In extremely low humidity, plants tend to lose more water through the transpiration process. There will not be enough water to keep the cells thriving. Eventually, if the leaves lose too much water then they will wither and turn brown.
You can gauge the humidity level with a humidity meter available on amazon. Now, if you are living in low humid conditions then you need to increase the humidity level to a moderate level of 50-60%.
Using a pebble tray to increase humidity is easy to do if you do not have access to a humidifier.
Haworthias are well-known for their ability to grow without being bothered by pests. Mealybugs and spider mites are possible, but they are quite rare.
Those sap-sucking insects cause the leaves to turn brown.
If your Howorthia is infested with mealybugs or spider mites then you can remove them manually or spray neem oil mixing with water. Neem oil works great against those sap-sucking pests.
Overfertilizing plants might cause your haworthia to burn. Fertilizers contain high amounts of different salts that might dehydrate roots which is a process called Reverse osmosis.
Reverse osmosis occurs when the soil salt level surpasses the plant’s salt level, causing chemical burns and dehydration.
The most serious damage occurs in the roots, where the dirt is.
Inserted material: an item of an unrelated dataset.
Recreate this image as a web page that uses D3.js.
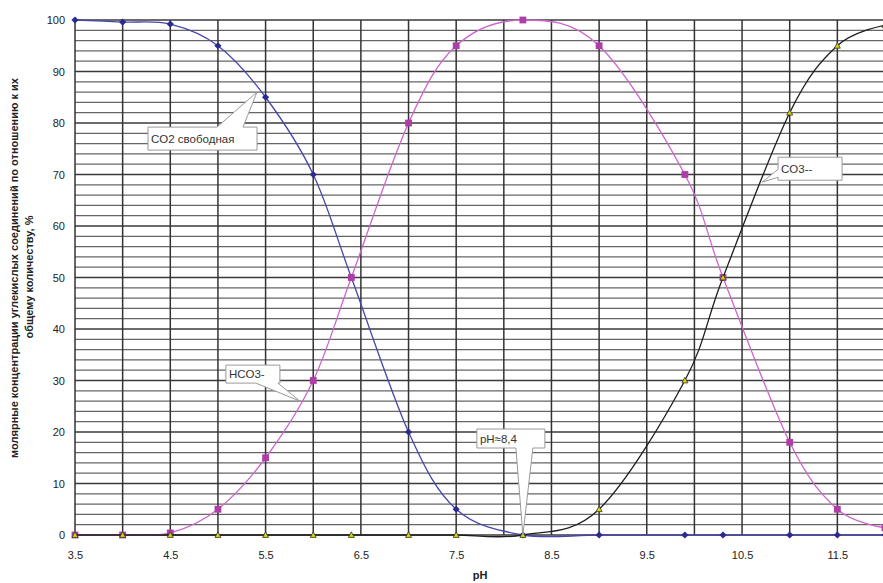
<!DOCTYPE html>
<html>
<head>
<meta charset="utf-8">
<script src="https://cdn.jsdelivr.net/npm/d3@7"></script>
<style>
  body { margin: 0; background: #fff; }
  svg { display: block; font-family: "Liberation Sans", Arial, sans-serif; }
</style>
</head>
<body>
<div id="chart"></div>
<script>
// pH values of the measured points
let phValues = [3.5, 4, 4.5, 5, 5.5, 6, 6.4, 7, 7.5, 8.2, 9, 9.9, 10.3, 11, 11.5, 12];
// molar share of each form, %
let co2Values  = [100, 99.6, 99.2, 95, 85, 70, 50, 20, 5, 0, 0, 0, 0, 0, 0, 0];
let hco3Values = [0, 0, 0.4, 5, 15, 30, 50, 80, 95, 100, 95, 70, 50, 18, 5, 1.4];
let co3Values  = [0, 0, 0, 0, 0, 0, 0, 0, 0, 0, 5, 30, 50, 82, 95, 99];

let xTickLabels = [3.5, 4.5, 5.5, 6.5, 7.5, 8.5, 9.5, 10.5, 11.5];
let yTickLabels = [0, 10, 20, 30, 40, 50, 60, 70, 80, 90, 100];

let calloutTexts = ['CO2 свободная', 'HCO3-', 'pH\u22488,4', 'CO3--'];
let calloutTips = [[5.41, 86], [5.86, 26], [8.2, 0], [10.71, 68.5]];

let yTitle1 = 'молярные концентрации углекислых соединений по отношению к их';
let yTitle2 = 'общему количеству, %';
let xTitle = 'pH';

let width = 883, height = 583;
let svg = d3.select('#chart').append('svg').attr('width', width).attr('height', height);
svg.append('rect').attr('width', width).attr('height', height).attr('fill', '#fff');

let xScale = d3.scaleLinear().domain([3.5, 12]).range([75, 885]);
let yScale = d3.scaleLinear().domain([0, 100]).range([535, 20]);

let grid = svg.append('g').attr('class', 'grid');

// horizontal grid every 2 %, darker every 10 %
grid.selectAll('.hline').data(d3.range(0, 101, 2)).enter().append('line')
  .attr('x1', xScale(3.5)).attr('x2', width)
  .attr('y1', d => yScale(d)).attr('y2', d => yScale(d))
  .attr('stroke', d => d % 10 == 0 ? '#3a3a3a' : '#666')
  .attr('stroke-width', d => d % 10 == 0 ? 1.6 : 1.3);

// vertical grid every 0.5 pH
grid.selectAll('.vline').data(d3.range(3.5, 12.01, 0.5)).enter().append('line')
  .attr('x1', d => xScale(d)).attr('x2', d => xScale(d))
  .attr('y1', yScale(100)).attr('y2', yScale(0))
  .attr('stroke', '#333').attr('stroke-width', 1.5);

let xAxis = d3.axisBottom(xScale).tickValues(xTickLabels).tickFormat(d3.format('.1f')).tickSize(0).tickPadding(16);
let yAxis = d3.axisLeft(yScale).tickValues(yTickLabels).tickSize(0).tickPadding(10);

let gx = svg.append('g').attr('transform', 'translate(0,' + yScale(0) + ')').call(xAxis);
let gy = svg.append('g').attr('transform', 'translate(' + xScale(3.5) + ',0)').call(yAxis);
[gx, gy].forEach(g => {
  g.select('.domain').remove();
  g.selectAll('text').attr('font-size', 11).attr('fill', '#222')
    .attr('font-family', '"Liberation Sans", Arial, sans-serif');
});

// axis titles
svg.append('text').text(yTitle1)
  .attr('transform', 'translate(18,268) rotate(-90)')
  .attr('text-anchor', 'middle').attr('font-size', 11).attr('font-weight', 'bold').attr('fill', '#222');
svg.append('text').text(yTitle2)
  .attr('transform', 'translate(33,277) rotate(-90)')
  .attr('text-anchor', 'middle').attr('font-size', 11).attr('font-weight', 'bold').attr('fill', '#222');
svg.append('text').text(xTitle)
  .attr('x', 480).attr('y', 579)
  .attr('text-anchor', 'middle').attr('font-size', 11).attr('font-weight', 'bold').attr('fill', '#222');

let line = d3.line()
  .x(d => xScale(d[0]))
  .y(d => yScale(d[1]))
  .curve(d3.curveCardinal.tension(0));

let series = [
  {values: co2Values, color: '#4646ac', marker: '#2a2a90', shape: 'diamond'},
  {values: hco3Values, color: '#cc66cc', marker: '#b03ca8', shape: 'square'},
  {values: co3Values, color: '#1e1e1e', marker: '#d8d800', shape: 'triangle'}
];

let markerPath = {
  diamond: 'M0,-3.6L3.6,0L0,3.6L-3.6,0Z',
  square: 'M-3.4,-3.4H3.4V3.4H-3.4Z',
  triangle: 'M0,-3.2L3,2.4H-3Z'
};

let plot = svg.append('g').attr('class', 'plot');
series.forEach(s => {
  let pts = phValues.map((p, i) => [p, s.values[i]]);
  plot.append('path').datum(pts)
    .attr('d', line)
    .attr('fill', 'none')
    .attr('stroke', s.color)
    .attr('stroke-width', 1.3);
  plot.selectAll(null).data(pts).enter().append('path')
    .attr('d', markerPath[s.shape])
    .attr('transform', d => 'translate(' + [xScale(d[0]), yScale(d[1])] + ')')
    .attr('fill', s.marker)
    .attr('stroke', s.shape == 'triangle' ? '#333' : 'none')
    .attr('stroke-width', 0.8);
});

// callout boxes: offset of the box from the tip, size, side of the wedge and its base
let calloutLayout = [
  {dx: -109, dy: 35, w: 109, h: 23, side: 'top', a: 69, b: 95},
  {dx: -74, dy: -36, w: 54, h: 18, side: 'bottom', a: 30, b: 52},
  {dx: -46, dy: -106, w: 68, h: 19, side: 'bottom', a: 39, b: 56},
  {dx: 16, dy: -25, w: 64, h: 23, side: 'left', a: 12, b: 20}
];

function calloutPath(x, y, w, h, side, a, b, tx, ty){
  let p = [[x, y]];
  if(side == 'top') p.push([x + a, y], [tx, ty], [x + b, y]);
  p.push([x + w, y]);
  if(side == 'right') p.push([x + w, y + a], [tx, ty], [x + w, y + b]);
  p.push([x + w, y + h]);
  if(side == 'bottom') p.push([x + b, y + h], [tx, ty], [x + a, y + h]);
  p.push([x, y + h]);
  if(side == 'left') p.push([x, y + b], [tx, ty], [x, y + a]);
  return 'M' + p.join('L') + 'Z';
}

let callouts = svg.append('g').attr('class', 'callouts');
calloutTexts.forEach((t, i) => {
  let tx = xScale(calloutTips[i][0]), ty = yScale(calloutTips[i][1]);
  let c = calloutLayout[i];
  let bx = tx + c.dx, by = ty + c.dy;
  callouts.append('path')
    .attr('d', calloutPath(bx, by, c.w, c.h, c.side, c.a, c.b, tx, ty))
    .attr('fill', '#fff')
    .attr('stroke', '#9a9a9a')
    .attr('stroke-width', 1)
    .attr('stroke-linejoin', 'round');
  callouts.append('text').text(t)
    .attr('x', bx + 3).attr('y', by + c.h / 2 + 4)
    .attr('font-size', 11.5).attr('fill', '#333');
});
</script>
</body>
</html>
Salt in fertilizers can burn roots and hinder water absorption. A plant that cannot absorb water is doomed!
Here are some signs that may cause due to over-fertilization:
- A layer of fertilizer crust the soil’s surface.
- Tip of the leaves and sometimes edges will show burnt symptoms.
- Yellowing Leaves
- Burnt roots will turn dark.
- Haworthia will grow extremely slow.
Now, if you found the above-mentioned symptoms, probably you’ve overfed your haworthia. But you can fix this and here is how:
Scrap away the excess fertilizer from the surface of the soil. I recommend removing 2-3 inches of soil from the top of the pot. This will save your plant from further stress.
After that remove the brown or burnt leaves because you can not revive them.
Flash out the extra fertilizer from the potting soil with a rinse of freshwater.
Do not fertilize within the next one month. After this, your plant should recover eventually.
I hope this article has helped you understand the causes and solutions of Haworthia leaves turning brown.
Inspect the plant carefully and try to identify the problem and solution following this article. Your Haworthia will perk and again.